A reader seeing the same wording in two different publications might interpret it very differently. A usage that appears in a free small-town newspaper might be perceived as an error while the same usage appearing in a large, respected publication could be assumed to be a conscious choice. New York Times editors are more likely to be aware of the healthy-vs.-healthful issue than the copy editors at the Polukaville Post.
So, when I write and especially when I edit, I try to keep this in mind.
Here are some of the issues I consider on a case-by-case basis.
A lot of people say that "like" can't mean "such as" or "for instance." According to these folks, "like" means "similar to." So if you say, "I enjoy activities like hiking," you're saying that you don't enjoy hiking but you may enjoy walking on flat surfaces or perhaps just hanging out in the woods. This isn't true. The "Webster's New World" and "American Heritage" dictionaries say "like" can mean "as for example." So I leave it in most articles I edit, with the exception of advertorial and marketing pieces. Marketing writers don't get the same respect as people who write without a sales goal in mind. So I try to spare them the unkind assumptions some readers would make if they saw a "like" standing in for "such as."

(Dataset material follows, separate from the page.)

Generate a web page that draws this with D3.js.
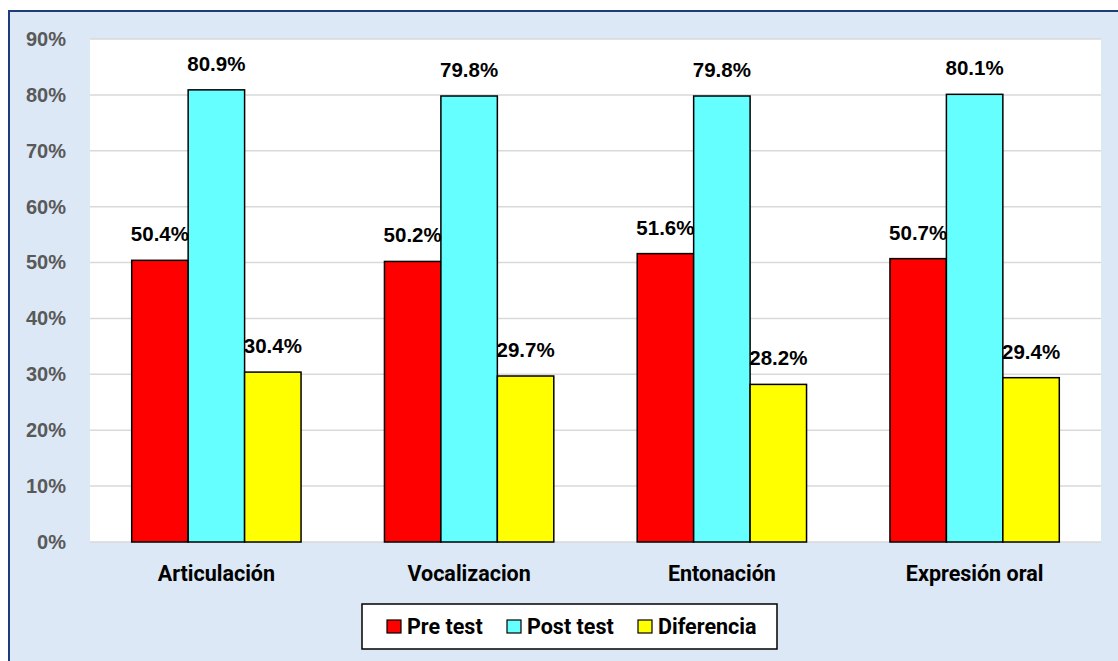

Many people think that "over" refers only to physical proximity: The cow jumped over the moon. They say it can't mean "more than," as in, "Joe makes over $50 an hour." Many dictionaries disagree. But a lot of people would say that "over" sounds less formal. So while I would usually leave this "over" in a breezy feature article, I might change it to "more than" in a more serious piece.

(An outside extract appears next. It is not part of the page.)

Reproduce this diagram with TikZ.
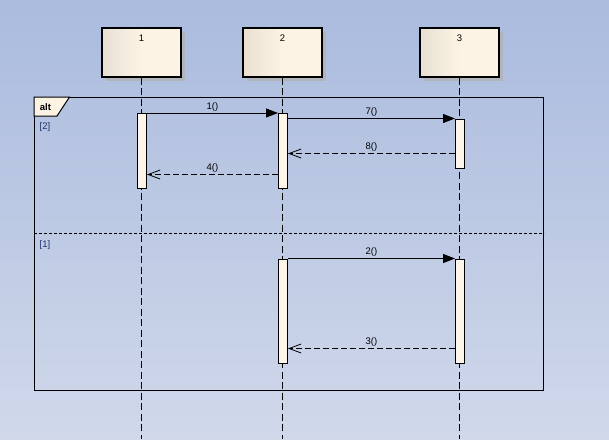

Ditto that for "under" in place of "less than."
"While" used as a synonym of "though" or "although" is a big peeve of readers who believe that it means only "during the period that." For example: While you were out, Mary slept. So some say it's wrong to write, "While he's good at math, Joe is also good at geography."
Usage guides say that's just superstition. But I like it anyway. Why use a word that could momentarily confuse a reader, making it appear that you're talking about a time span, when choosing "although" or "though" could make your meaning clear from the start?
A lot of people think this "and" at the beginning of a sentence is wrong. It's not. But in newspaper writing, where economy of words is king, it can be a waste of space. That's why I often take it out.
There are other language issues I consider on a case-by-case basis, and they all lead to the same conclusion: Context counts.